# what would cause this??



## TargetShooter2 (Dec 10, 2010)

ck your nock setting


----------



## aread (Dec 25, 2009)

And peep height. From your description, it may have moved down a little.

To be sure that the strings and cables didn't move, check your ata & brace height. You did write it down before you changed strings?

The 452X fibers didn't stretch, but if the strings were poorly made, they may need some time to break in and settle.

Allen


----------



## subconsciously (Aug 22, 2009)

There is only one guarantee in this world...there aint any.

That being said, if your elbow is higher that tells me your draw has shortened. Cable Stretch?

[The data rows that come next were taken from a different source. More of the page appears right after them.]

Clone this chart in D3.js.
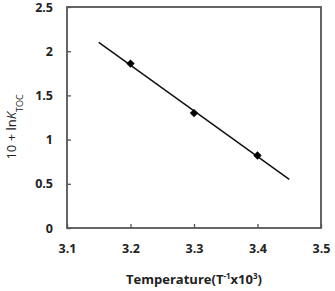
<!DOCTYPE html>
<html>
<head>
<meta charset="utf-8">
<script src="https://cdn.jsdelivr.net/npm/d3@7"></script>
<style>
  body { margin: 0; background: #fff; }
  svg { display: block; }
</style>
</head>
<body>
<svg id="chart" width="335" height="291"></svg>
<script>
// measured points
let invT = [3.2, 3.3, 3.4];
let lnK = [1.86, 1.30, 0.82];

// fitted line ends
let fitX = [3.15, 3.45];
let fitY = [2.10, 0.55];

let xTicks = [3.1, 3.2, 3.3, 3.4, 3.5];
let yTicks = [0, 0.5, 1, 1.5, 2, 2.5];

let svg = d3.select('#chart');
let plotL = 67, plotR = 321, plotT = 7, plotB = 228;

let x = d3.scaleLinear().domain([3.1, 3.5]).range([plotL, plotR]);
let y = d3.scaleLinear().domain([0, 2.5]).range([plotB, plotT]);

let font = "'Open Sans', sans-serif";

// x axis, ticks inside
let xAxis = svg.append('g')
    .attr('transform', `translate(0,${plotB})`)
    .call(d3.axisBottom(x).tickValues(xTicks).tickSizeInner(-4).tickSizeOuter(0).tickPadding(16).tickFormat(d3.format('.1f')));

let yAxis = svg.append('g')
    .attr('transform', `translate(${plotL},0)`)
    .call(d3.axisLeft(y).tickValues(yTicks).tickSizeInner(-4).tickSizeOuter(0).tickPadding(14).tickFormat(d => d));

[xAxis, yAxis].forEach(a => {
    a.select('.domain').remove();
    a.selectAll('line').attr('stroke', '#555').attr('stroke-width', 1.3);
    a.selectAll('text')
        .attr('font-family', font)
        .attr('font-size', 12.5)
        .attr('font-weight', 'bold')
        .attr('fill', '#222');
});

// frame
svg.append('rect')
    .attr('x', plotL)
    .attr('y', plotT)
    .attr('width', plotR - plotL)
    .attr('height', plotB - plotT)
    .attr('fill', 'none')
    .attr('stroke', '#555')
    .attr('stroke-width', 1.8);

// fit line
svg.append('line')
    .attr('x1', x(fitX[0]))
    .attr('y1', y(fitY[0]))
    .attr('x2', x(fitX[1]))
    .attr('y2', y(fitY[1]))
    .attr('stroke', '#111')
    .attr('stroke-width', 1.5);

// diamonds
svg.append('g').selectAll('path')
    .data(invT)
    .join('path')
    .attr('d', d3.symbol(d3.symbolDiamond2, 45))
    .attr('transform', (d, i) => `translate(${x(d)},${y(lnK[i])})`)
    .attr('fill', '#000');

// x title
let xt = svg.append('text')
    .attr('x', (plotL + plotR) / 2)
    .attr('y', 284)
    .attr('text-anchor', 'middle')
    .attr('font-family', font)
    .attr('font-size', 13)
    .attr('font-weight', 'bold')
    .attr('fill', '#222');
xt.append('tspan').text('Temperature(T');
xt.append('tspan').attr('baseline-shift', 'super').attr('font-size', 8).text('-1');
xt.append('tspan').text('x10');
xt.append('tspan').attr('baseline-shift', 'super').attr('font-size', 8).text('3');
xt.append('tspan').text(')');

// y title
let yt = svg.append('text')
    .attr('transform', 'translate(16,127) rotate(-90)')
    .attr('text-anchor', 'middle')
    .attr('font-family', font)
    .attr('font-size', 13)
    .attr('fill', '#222');
yt.append('tspan').text('10 + ln');
yt.append('tspan').attr('font-style', 'italic').text('K');
yt.append('tspan').attr('baseline-shift', 'sub').attr('font-size', 9).text('TOC');
</script>
</body>
</html>
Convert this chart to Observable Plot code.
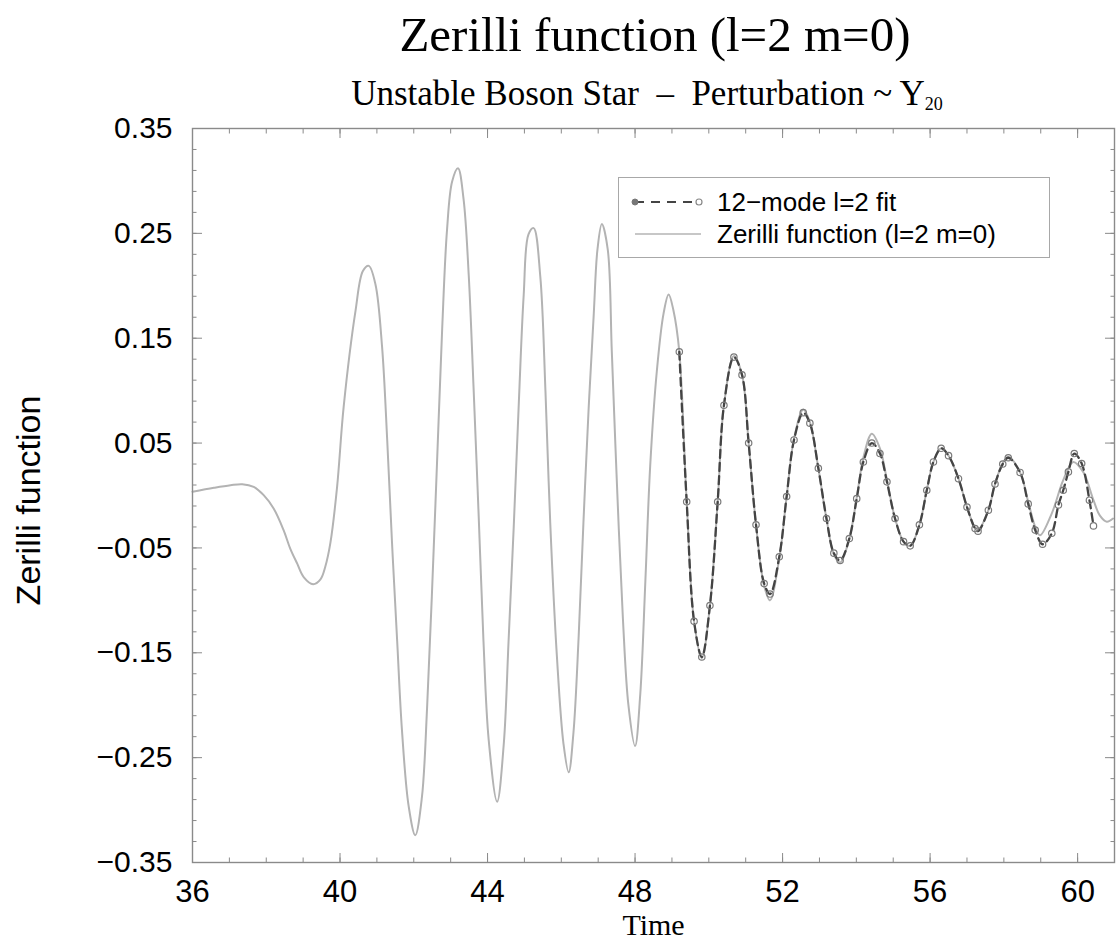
<!DOCTYPE html>
<html>
<head>
<meta charset="utf-8">
<script src="https://cdn.jsdelivr.net/npm/d3@7"></script>
<script src="https://cdn.jsdelivr.net/npm/@observablehq/plot@0.6"></script>
<style>
  body { margin: 0; background: #fff; }
  #wrap { position: relative; width: 1118px; height: 944px; overflow: hidden; }
  #head { position: relative; width: 1118px; height: 126px; }
  .serif { font-family: "Liberation Serif", "Times New Roman", Times, serif; color: #000; white-space: nowrap; }
  #title { position: absolute; left: 0; width: 1310px; text-align: center; top: 10px; font-size: 49px; line-height: 49px; }
  #subtitle { position: absolute; left: 0; width: 1294px; text-align: center; top: 76px; font-size: 35px; line-height: 35px; }
  #subtitle sub { font-size: 18px; vertical-align: -5px; line-height: 0; }
  #legend { position: absolute; left: 618px; top: 177px; width: 432px; height: 81px; border: 1.3px solid #a8a8a8; background: #fff; box-sizing: border-box; }
  #legend svg { position: absolute; left: 0; top: 0; }
  .legtxt { position: absolute; left: 98px; font-family: "Liberation Sans", Arial, Helvetica, sans-serif; font-size: 26px; line-height: 26px; color: #000; white-space: nowrap; }
</style>
</head>
<body>
<div id="wrap">
  <div id="head">
    <div id="title" class="serif">Zerilli function (l=2 m=0)</div>
    <div id="subtitle" class="serif">Unstable Boson Star &nbsp;–&nbsp; Perturbation ~ Y<sub>20</sub></div>
  </div>
  <div id="chart"></div>
  <div id="legend">
    <svg width="100" height="80">
      <line x1="16" y1="24" x2="80" y2="24" stroke="#444" stroke-width="2.2" stroke-dasharray="9,7"/>
      <circle cx="16" cy="24" r="3" fill="#777" stroke="#777"/>
      <circle cx="80" cy="24" r="3" fill="#fff" stroke="#888" stroke-width="1.2"/>
      <line x1="16" y1="56" x2="82" y2="56" stroke="#b5b5b5" stroke-width="1.6"/>
    </svg>
    <div class="legtxt" style="top:11px">12−mode l=2 fit</div>
    <div class="legtxt" style="top:43px">Zerilli function (l=2 m=0)</div>
  </div>
</div>
<script>
// ---- Zerilli function (gray solid) ----
const zerTime = [
  36.0, 36.58, 37.03, 37.35, 37.66, 37.93, 38.2, 38.47, 38.65, 38.84, 39.02, 39.27, 39.47, 39.6, 39.74, 39.92,
  40.1, 40.42, 40.62, 40.78, 40.96, 41.14, 41.28, 41.41, 41.55, 41.68, 41.86, 42.04, 42.22, 42.36, 42.49, 42.63,
  42.77, 42.9, 43.04, 43.2, 43.35, 43.49, 43.62, 43.76, 43.89, 44.03, 44.26, 44.44, 44.57, 44.71, 44.85, 44.98,
  45.11, 45.25, 45.43, 45.57, 45.7, 45.88, 46.06, 46.2, 46.33, 46.47, 46.6, 46.74, 46.88, 46.98, 47.1, 47.26,
  47.37, 47.51, 47.67, 47.82, 48.0, 48.14, 48.28, 48.41, 48.59, 48.77, 48.91, 49.04, 49.2, 49.4, 49.6, 49.81,
  50.03, 50.24, 50.41, 50.68, 50.9, 51.08, 51.28, 51.5, 51.66, 51.91, 52.11, 52.31, 52.56, 52.74, 52.97, 53.19,
  53.39, 53.56, 53.81, 54.01, 54.19, 54.42, 54.64, 54.83, 55.05, 55.28, 55.46, 55.71, 55.91, 56.09, 56.3, 56.5,
  56.77, 57.0, 57.22, 57.3, 57.58, 57.76, 57.97, 58.12, 58.44, 58.66, 58.85, 58.98, 59.3, 59.61, 59.88, 60.15,
  60.43, 60.6, 60.79, 60.96
];
const zerValue = [
  0.0035, 0.0073, 0.0098, 0.0108, 0.0082, 0.0003, -0.0124, -0.033, -0.0506, -0.065, -0.078, -0.0846, -0.08, -0.068, -0.045, 0.008,
  0.085, 0.176, 0.214, 0.219, 0.2015, 0.142, 0.0525, -0.045, -0.139, -0.224, -0.296, -0.324, -0.288, -0.203, -0.096, 0.031,
  0.159, 0.2526, 0.2995, 0.312, 0.2826, 0.21, 0.1037, -0.0197, -0.139, -0.2325, -0.292, -0.237, -0.139, -0.03, 0.09, 0.191,
  0.249, 0.255, 0.209, 0.1, -0.026, -0.153, -0.237, -0.264, -0.226, -0.135, -0.026, 0.082, 0.173, 0.2345, 0.259, 0.2345,
  0.137, 0.0098, -0.117, -0.2, -0.239, -0.19, -0.081, 0.028, 0.1185, 0.173, 0.1917, 0.1767, 0.137, -0.006, -0.12, -0.155,
  -0.105, -0.006, 0.086, 0.133, 0.115, 0.05, -0.028, -0.086, -0.1, -0.06, -0.001, 0.054, 0.082, 0.07, 0.026, -0.022,
  -0.056, -0.064, -0.041, -0.002, 0.036, 0.059, 0.045, 0.015, -0.022, -0.044, -0.048, -0.028, 0.005, 0.032, 0.045, 0.038,
  0.016, -0.011, -0.031, -0.033, -0.014, 0.011, 0.031, 0.037, 0.022, -0.006, -0.03, -0.038, -0.017, 0.0146, 0.032, 0.0225,
  -0.0045, -0.019, -0.025, -0.022
];

// ---- 12-mode l=2 fit (dark dashed with open circles) ----
const fitTime = [
  49.2, 49.4, 49.6, 49.81, 50.03, 50.24, 50.41, 50.68, 50.9, 51.08, 51.28, 51.5, 51.66, 51.91, 52.11, 52.31,
  52.56, 52.74, 52.97, 53.19, 53.39, 53.56, 53.81, 54.01, 54.19, 54.42, 54.64, 54.83, 55.05, 55.28, 55.46, 55.71,
  55.91, 56.09, 56.3, 56.5, 56.77, 57.0, 57.22, 57.3, 57.58, 57.76, 57.97, 58.12, 58.44, 58.66, 58.85, 59.05,
  59.3, 59.48, 59.61, 59.75, 59.91, 60.11, 60.32, 60.43
];
const fitValue = [
  0.137, -0.006, -0.12, -0.154, -0.105, -0.006, 0.086, 0.132, 0.115, 0.05, -0.028, -0.084, -0.094, -0.0585, -0.001, 0.053,
  0.079, 0.069, 0.026, -0.022, -0.055, -0.062, -0.041, -0.003, 0.032, 0.05, 0.04, 0.013, -0.022, -0.044, -0.048, -0.028,
  0.005, 0.032, 0.045, 0.038, 0.016, -0.011, -0.0315, -0.034, -0.014, 0.011, 0.03, 0.036, 0.022, -0.008, -0.033, -0.0465,
  -0.036, -0.009, 0.005, 0.0225, 0.04, 0.0305, -0.0045, -0.029
];

// ---- axes ----
const xMajorTicks = [36, 40, 44, 48, 52, 56, 60];
const xMinorTicks = d3.range(36, 61.001, 1);
const yMajorTicks = [0.35, 0.25, 0.15, 0.05, -0.05, -0.15, -0.25, -0.35];
const yMinorTicks = d3.range(-0.35, 0.3501, 0.02);
const yAxisLabel = "Zerilli function";
const xAxisLabel = "Time";

const zer = zerTime.map((t, i) => ({t, v: zerValue[i]}));
const fit = fitTime.map((t, i) => ({t, v: fitValue[i]}));

const axisColor = "#8a8a8a";
const noText = () => "";
const fmtY = d3.format(".2f");

const plot = Plot.plot({
  width: 1118,
  height: 818,
  marginTop: 2,
  marginBottom: 82,
  marginLeft: 192,
  marginRight: 4,
  style: {fontFamily: "'Liberation Sans', Arial, Helvetica, sans-serif", background: "white", color: "black", overflow: "visible"},
  x: {domain: [36, 61], label: null},
  y: {domain: [-0.35, 0.35], label: null},
  marks: [
    Plot.line(zer, {x: "t", y: "v", stroke: "#b3b3b3", strokeWidth: 2, curve: "catmull-rom"}),
    Plot.line(fit, {x: "t", y: "v", stroke: "#444", strokeWidth: 2.3, strokeDasharray: "8,5", curve: "catmull-rom"}),
    Plot.dot(fit, {x: "t", y: "v", r: 3.2, stroke: "#7a7a7a", strokeWidth: 1.2, fill: "none"}),
    Plot.frame({stroke: axisColor, strokeWidth: 1.4}),
    // bottom
    Plot.axisX(xMajorTicks, {anchor: "bottom", tickSize: -9, tickPadding: 26, fontSize: 31, stroke: axisColor, label: null}),
    Plot.axisX(xMinorTicks, {anchor: "bottom", tickSize: -4.5, tickFormat: noText, stroke: axisColor, label: null}),
    // top
    Plot.axisX(xMajorTicks, {anchor: "top", tickSize: -9, tickFormat: noText, stroke: axisColor, label: null}),
    Plot.axisX(xMinorTicks, {anchor: "top", tickSize: -4.5, tickFormat: noText, stroke: axisColor, label: null}),
    // left
    Plot.axisY(yMajorTicks, {anchor: "left", tickSize: -10, tickPadding: 30, fontSize: 30, tickFormat: fmtY, stroke: axisColor, label: null}),
    Plot.axisY(yMinorTicks, {anchor: "left", tickSize: -4.5, tickFormat: noText, stroke: axisColor, label: null}),
    // right
    Plot.axisY(yMajorTicks, {anchor: "right", tickSize: -10, tickFormat: noText, stroke: axisColor, label: null}),
    Plot.axisY(yMinorTicks, {anchor: "right", tickSize: -4.5, tickFormat: noText, stroke: axisColor, label: null}),
    // axis titles
    Plot.text([yAxisLabel], {text: d => d, frameAnchor: "left", textAnchor: "middle", lineAnchor: "middle", rotate: -90, dx: -163, dy: 5, fontSize: 34, fill: "black"}),
    Plot.text([xAxisLabel], {text: d => d, frameAnchor: "bottom", textAnchor: "middle", lineAnchor: "middle", dy: 63, fontSize: 30, fill: "black", fontFamily: "'Liberation Serif', 'Times New Roman', serif"})
  ]
});
document.getElementById("chart").appendChild(plot);
</script>
</body>
</html>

After you've checked your tune (as stated above) plus ATA and brace height........check your cam timing. I would also suggest taking off your string and cables and remeasuring to spec and reinstall. 

There are many variables.

Also, I replaced a guys center serving on his bow last week. He had brand new string and cables but looking at his nock height being High, I noticed his serving was slipping. A quick reserve and he was in back in business.


----------



## grayzeee (Jul 28, 2011)

thanks guys
new strings on a bowmadness , nock tied in. i didn't check the d loop but i can teel you now , it sits off at 90 degrees to the right and does slip round straight easily.
you are right about the variables. i'm new to it , but i need to try and limit the amount of them. it's really bloody annoying , getting it sighted and then finding out , next time up , that somethings moved. cheers fella's


----------